Sugarhead shares that vision — not only for Meeseetawageesic, but for all of her clients.
“If they have the right resources and the right support, I believe it can be done,” she says.
Health Canada says it provides Eabametoong First Nation with more than $915,000 a year “for a wide range of mental health and addictions programming, that targets prevention, life promotion, addictions counselling, cultural and land-based healing.”
The department has also approved more than $933,000 in prescription drug abuse funding for Eabametoong from 2015-16 to 2017-18, it said in a statement to CBC News.
“We will continue to work with the community of Eabametoong (Fort Hope) First Nation to ensure they have the supports they need for their long-term recovery and that enable them to stop taking suboxone.”
Right now, Sugarhead says her clients don’t have what they need to do that.
“I wouldn’t want them to come off [suboxone] today. I wouldn’t want them to come off next week, or in a month,” she says. “As long as I know that they’re at the edge of a cliff and there’s no safety net for them, I’m not going to be the one to push them off.”
Until there’s adequate funding for mental health support and cultural healing that helps entire families deal with the issues underlying addiction, Sugarhead says her clients are at risk of a relapse if they go off suboxone.

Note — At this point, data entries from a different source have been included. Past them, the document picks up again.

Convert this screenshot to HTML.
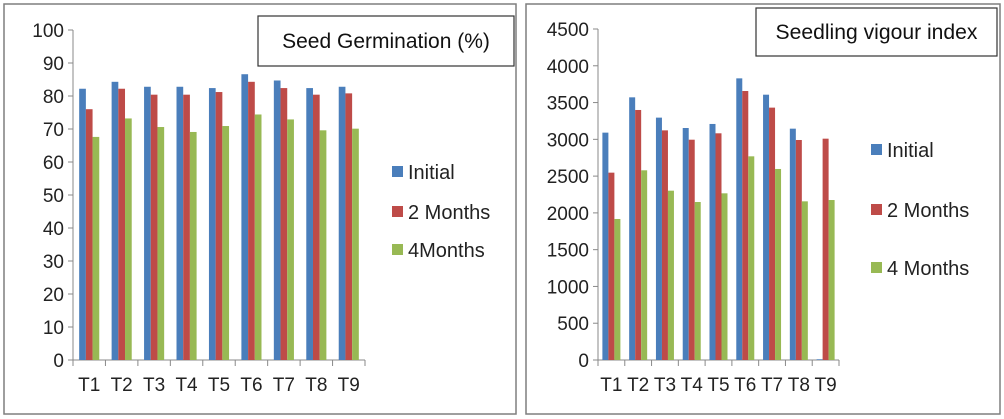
<!DOCTYPE html>
<html><head><meta charset="utf-8"><style>
html,body{margin:0;padding:0;background:#fff;width:1004px;height:419px;overflow:hidden}
svg{display:block;font-family:"Liberation Sans",Calibri,sans-serif}
</style></head><body>
<svg id="svg" width="1004" height="419" viewBox="0 0 1004 419"></svg>
<script>
const categories = ["T1","T2","T3","T4","T5","T6","T7","T8","T9"];
const seriesNames1 = ["Initial","2 Months","4Months"];
const germInitial = [82.2,84.3,82.8,82.8,82.4,86.6,84.7,82.4,82.8];
const germ2M = [76,82.2,80.4,80.4,81.2,84.3,82.4,80.4,80.8];
const germ4M = [67.6,73.2,70.6,69.1,70.9,74.4,72.9,69.6,70.1];
const ticks1 = [0,10,20,30,40,50,60,70,80,90,100];
const seriesNames2 = ["Initial","2 Months","4 Months"];
const vigInitial = [3091,3571,3295,3154,3209,3829,3607,3145,10];
const vig2M = [2547,3399,3122,2995,3082,3657,3431,2991,3009];
const vig4M = [1917,2579,2302,2148,2266,2769,2597,2157,2175];
const ticks2 = [0,500,1000,1500,2000,2500,3000,3500,4000,4500];

const colors = ["#4a7ebb","#be4b48","#98b954"];
const NS = "http://www.w3.org/2000/svg";
const svg = document.getElementById('svg');
function mk(tag, attrs, parent){const e=document.createElementNS(NS,tag);for(const k in attrs)e.setAttribute(k,attrs[k]);(parent||svg).appendChild(e);return e;}

function chart(o){
  const g = mk('g',{});
  
  
  const frame = mk('rect',{x:o.fx,y:4,width:o.fw,height:410,fill:'#fff',stroke:'#7f7f7f','stroke-width':1.5},g);
  
  
  const yS = v => o.y0 - (v/o.max)*(o.y0-o.yTop);
  const cw = (o.xEnd-o.x0)/categories.length;
  const xS = i => o.x0 + cw*i;
  o.ticks.forEach(t=>{
    const y=yS(t);
    mk('line',{x1:o.x0-5,x2:o.x0,y1:y,y2:y,stroke:'#898989'},g);
    const tx = mk('text',{x:o.x0-9,y:y+7,'text-anchor':'end','font-size':19,fill:'#222'},g);
    tx.textContent=t;
    
    
  });
  mk('line',{x1:o.x0,x2:o.x0,y1:o.yTop,y2:o.y0,stroke:'#898989'},g);
  mk('line',{x1:o.x0,x2:o.xEnd,y1:o.y0,y2:o.y0,stroke:'#898989'},g);
  for(let i=0;i<=categories.length;i++){mk('line',{x1:xS(i),x2:xS(i),y1:o.y0,y2:o.y0+6,stroke:'#898989'},g);}
  categories.forEach((c,i)=>{
    const tx = mk('text',{x:xS(i)+cw/2,y:o.y0+31,'text-anchor':'middle','font-size':19,fill:'#222'},g);
    tx.textContent=c;
    
    
  });
  const bw = o.bw;
  o.series.forEach((s,si)=>{
    s.forEach((v,i)=>{
      const x = xS(i)+cw/2-1.5*bw+si*bw;
      const r = mk('rect',{x:x,y:yS(v),width:bw,height:o.y0-yS(v),fill:colors[si]},g);
      
      
    });
  });
  const tb = mk('rect',{x:o.tx,y:o.ty,width:o.tw,height:o.th,fill:'#fff',stroke:'#333','stroke-width':1.2},g);
  
  
  const tt = mk('text',{x:o.tx+o.tw/2,y:o.ty+o.th/2+7,'text-anchor':'middle','font-size':o.tfs,fill:'#111'},g);
  tt.textContent=o.title;
  if(o.titleLen){ tt.setAttribute('textLength', o.titleLen); tt.setAttribute('lengthAdjust','spacingAndGlyphs'); }
  
  
  o.names.forEach((n,si)=>{
    const y=o.ly[si];
    const sq = mk('rect',{x:o.lx,y:y-6,width:11,height:11,fill:colors[si]},g);
    
    
    const lt = mk('text',{x:o.lx+16,y:y+7,'font-size':20,fill:'#222'},g);
    lt.textContent=n;
    
    
  });
}
chart({name:'seed-germination-chart',fx:4,fw:512,x0:73,xEnd:365,yTop:30,y0:360,max:100,ticks:ticks1,bw:6.7,
  series:[germInitial,germ2M,germ4M],names:seriesNames1,tx:258,ty:16,tw:256,th:50,title:'Seed Germination (%)',tfs:21,
  lx:392,ly:[172,212,250]});
chart({name:'seedling-vigour-chart',fx:526,fw:474,x0:598,xEnd:839,yTop:29,y0:360,max:4500,ticks:ticks2,bw:6,
  series:[vigInitial,vig2M,vig4M],names:seriesNames2,tx:756,ty:8,tw:241,th:48,title:'Seedling vigour index',titleLen:202,tfs:21,
  lx:871,ly:[150,210,268]});
</script>
</body></html>
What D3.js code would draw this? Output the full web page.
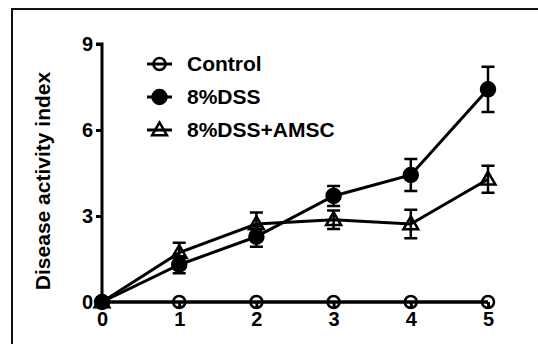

“I can’t get a client to come in here, wean them [off suboxone]… and then promise them that everything’s going to be OK,” Sugarhead says.
‘If we’re not trying to get prepared for [fentanyl], then we might as well start putting money away for coffins.’– Wanda Sugarhead
“They go home to a house that has two, three families in there and then maybe three or four out of those people that are in there are still using [drugs]. That’s like feeding him to the wolves.”
Along with counselling, members of Eabametoong have suggested a healing lodge that would bring families out on the land together.
The availability of that kind of healing is more urgent than ever, Sugarhead says, with the threat of fentanyl on the horizon.
Much more potent than oxycontin, the relatively cheap-to-make opioid has been increasingly mixed into other street drugs, killing hundreds of people in British Columbia and Alberta.
It’s only a matter of time before fentanyl, like oxy, reaches Eabametoong, Sugarhead says.
The prospect is so scary that many community members don’t even want to talk about it, she says. But people need to understand the danger they’re about to face if they’re going to avoid another opioid crisis.
“If we’re not trying to get prepared for it, then we might as well start putting money away for coffins.”